Indonesia Ends Cooperation on Emissions Initiative With Norway
(Bloomberg) -- Indonesia has abandoned plans to cooperate with Norway on reducing its greenhouse gas emissions, the foreign affairs ministry said in a statement released on Friday.
Norway had agreed to pay the Southeast Asian country up to $1 billion for cutting emissions from deforestation and forest degradation as part of the REDD+ initiative. The countries co-signed a letter of intent in 2010.
The Ministry of Foreign Affairs said Indonesia had reduced emissions by 11.2 million tons of carbon dioxide equivalent (CO2eq) during 2016-17, and cited lack of progress in receiving payment as a reason for terminating the agreement. Last year, Norway announced it would pay NOK 530 million ($61 million) for a reduction of approximately 4.8 million tons of CO2eq in 2016-17, once the numbers had been independently verified. The reimbursement was to be the Scandinavian country’s first under the scheme.

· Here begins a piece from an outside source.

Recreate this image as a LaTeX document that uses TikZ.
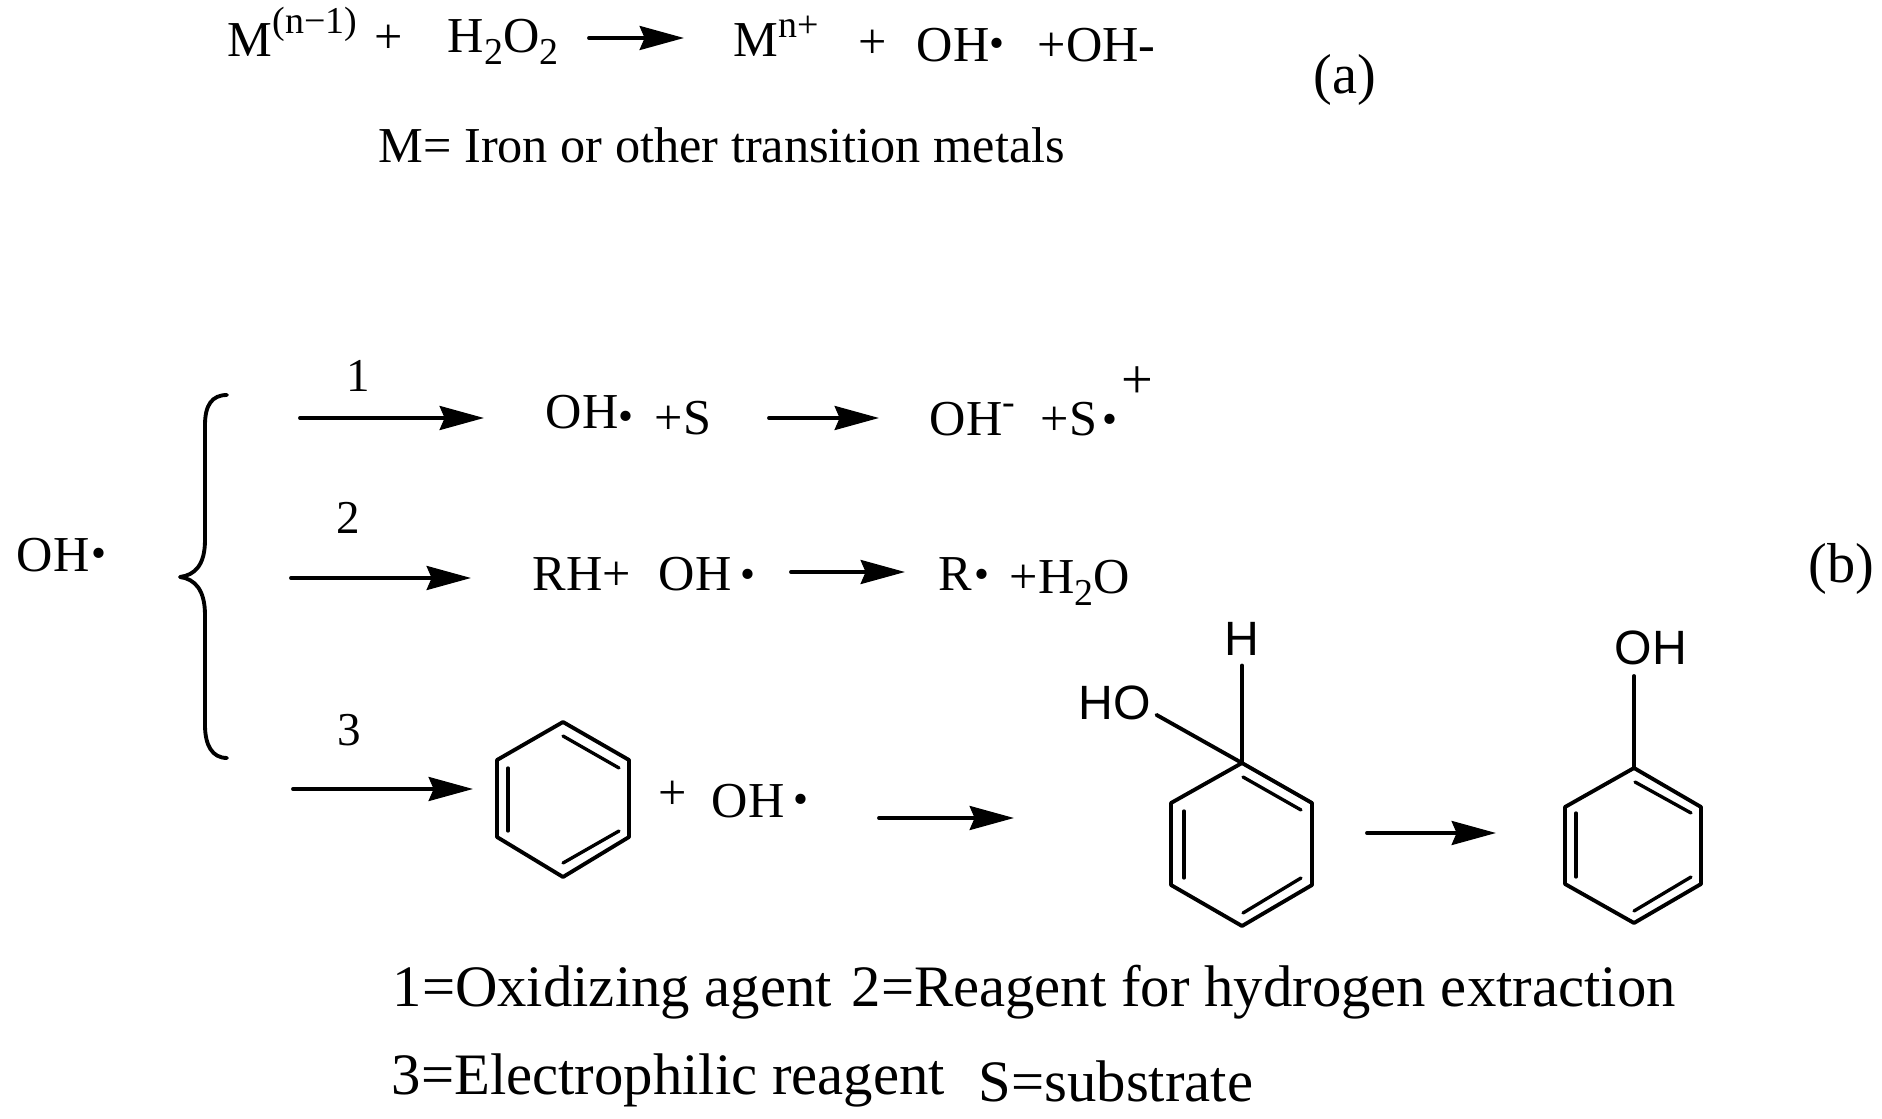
\documentclass[tikz,border=0pt]{standalone}
\usepackage{fontspec}
\setmainfont{Liberation Serif}
\newfontfamily\atomfont{Liberation Sans}
\usepackage{pgf,tikz}
\usetikzlibrary{arrows.meta}
\newcommand{\sups}[2][6pt]{\raisebox{#1}{\fontsize{10.8}{12}\selectfont #2}}
\newcommand{\subs}[1]{\raisebox{-3.2pt}{\fontsize{10.8}{12}\selectfont #1}}
\newcommand{\raddot}[1]{\raisebox{#1}{\scalebox{.85}{•}}}
\tikzset{
txt/.style={anchor=base west,inner sep=0pt,font=\fontsize{14.3}{16}\selectfont},
numb/.style={anchor=base,inner sep=0pt,font=\fontsize{13.4}{15}\selectfont},
bigtxt/.style={anchor=base west,inner sep=0pt,font=\fontsize{16}{18}\selectfont},
keytxt/.style={anchor=base west,inner sep=0pt,font=\fontsize{16.7}{19}\selectfont},
atom/.style={anchor=base,inner sep=0pt,font=\atomfont\fontsize{13.7}{15}\selectfont},
bond/.style={line width=1.1pt},
inbond/.style={line width=0.95pt},
}
\begin{document}
\begin{tikzpicture}[line cap=round,line join=round,>={Stealth[length=12.6pt,width=6.8pt,inset=1.4pt]},x=0.01cm,y=-0.01cm]
\useasboundingbox (0,0) rectangle (1882,1119);
\draw (227,57) node[txt] (mone) {M\sups[6.6pt]{(n−1)}};
\draw (374,54) node[txt] (plusa) {+};
\draw (447,53) node[txt] (perox) {H\subs{2}O\subs{2}};
\draw (733,57) node[txt] (mtwo) {M\sups[5.4pt]{n+}};
\draw (858,59) node[txt] (plusb) {+};
\draw (916,62) node[txt] (oha) {OH\raddot{1.2pt}};
\draw (1037,62) node[txt] (ohm) {+OH-};
\draw (1313,94) node[bigtxt] (laba) {(a)};
\draw (378,163) node[txt] (metal) {M= Iron or other transition metals};
\draw (358,392) node[numb] (none) {1};
\draw (348,534) node[numb] (ntwo) {2};
\draw (349,745) node[numb] (nthree) {3};
\draw (16,572) node[txt] (ohl) {OH\hspace{.6pt}\raddot{1.2pt}};
\draw (545,429) node[txt] (ohb) {OH\raddot{-.4pt}};
\draw (654,435) node[txt] (plss) {+S};
\draw (929,436) node[txt] (ohc) {OH\sups{-}};
\draw (1040,436) node[txt] (plsr) {+S\hspace{1.6pt}\raddot{.6pt}};
\draw (1121,399) node[bigtxt] (plsc) {+};
\draw (532,591) node[txt] (rhp) {RH+};
\draw (658,591) node[txt] (ohd) {OH\hspace{2.6pt}\raddot{.8pt}};
\draw (938,591) node[txt] (rad) {R\hspace{.6pt}\raddot{.8pt}};
\draw (1009,594) node[txt] (wat) {+H\subs{2}O};
\draw (658,809) node[txt] (plsd) {+};
\draw (711,817) node[txt] (ohe) {OH\hspace{2.6pt}\raddot{1pt}};
\draw (1808,583) node[bigtxt] (labb) {(b)};
\draw (1242,656) node[atom] (hh) {H};
\draw (1115,719) node[atom] (ho) {HO};
\draw (1651,665) node[atom] (oh) {OH};
\draw (392,1006) node[keytxt] (keya) {1=Oxidizing agent};
\draw (851,1006) node[keytxt] (keyb) {2=Reagent for hydrogen extraction};
\draw (391,1094) node[keytxt] (keyc) {3=Electrophilic reagent};
\draw (978,1101) node[keytxt] (keyd) {S=substrate};
\coordinate (aas) at (589,38);
\coordinate (aae) at (684,38);
\coordinate (bas) at (300,418);
\coordinate (bae) at (484,418);
\coordinate (bbs) at (769,418);
\coordinate (bbe) at (879,418);
\coordinate (cas) at (291,578);
\coordinate (cae) at (471,578);
\coordinate (cbs) at (791,572);
\coordinate (cbe) at (905,572);
\coordinate (das) at (293,789);
\coordinate (dae) at (473,789);
\coordinate (dbs) at (879,818);
\coordinate (dbe) at (1014,818);
\coordinate (dcs) at (1367,833);
\coordinate (dce) at (1496,833);
\draw [->,bond] (aas) -- (aae);
\draw [->,bond] (bas) -- (bae);
\draw [->,bond] (bbs) -- (bbe);
\draw [->,bond] (cas) -- (cae);
\draw [->,bond] (cbs) -- (cbe);
\draw [->,bond] (das) -- (dae);
\draw [->,bond] (dbs) -- (dbe);
\draw [->,bond] (dcs) -- (dce);
\draw [bond] (227,395) .. controls (212,395) and (205,405) .. (205,425) -- (205,540) .. controls (205,565) and (195,575) .. (180,577) .. controls (195,579) and (205,590) .. (205,615) -- (205,725) .. controls (205,745) and (212,758) .. (227,758);
\draw [bond] (563,722)-- (629,760)-- (629,837)-- (563,877)-- (497,837)-- (497,760)-- cycle;
\draw [inbond] (563,736)-- (619,768);
\draw [inbond] (508,768)-- (508,831);
\draw [inbond] (619,831)-- (563,863);
\coordinate (ringb) at (1242,763);
\draw [bond] (ringb)-- (1312,803)-- (1312,885)-- (1242,926)-- (1171,885)-- (1171,803)-- cycle;
\draw [inbond] (1243,777)-- (1301,810);
\draw [inbond] (1184,811)-- (1184,878);
\draw [inbond] (1301,878)-- (1243,913);
\draw [bond,shorten <=2.5pt] (hh.south) -- (ringb);
\draw [bond,shorten <=1.5pt] (ho.-15) -- (ringb);
\coordinate (ringc) at (1634,768);
\draw [bond] (ringc)-- (1701,807)-- (1701,884)-- (1634,923)-- (1565,884)-- (1565,807)-- cycle;
\draw [inbond] (1635,782)-- (1691,813);
\draw [inbond] (1576,813)-- (1576,877);
\draw [inbond] (1691,877)-- (1634,911);
\draw [bond,shorten <=2.8pt] (oh.south -| ringc) -- (ringc);
\end{tikzpicture}
\end{document}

Norway’s International Climate and Forest Initiative said in a statement that formal notice of termination had been received and that the government had viewed talks as “constructive and progressing well, within the frameworks set by our two countries’ regulatory limits.”
Last year, Indonesia secured $103.8 million from the Green Climate Fund under the REDD+ initiative, after reducing emissions by 20.3 million tons of CO2eq between 2014 and 2016.
Indonesia says it remains committed to reducing emissions and notes it has made significant progress towards fulfilling its obligations under the Paris Agreement.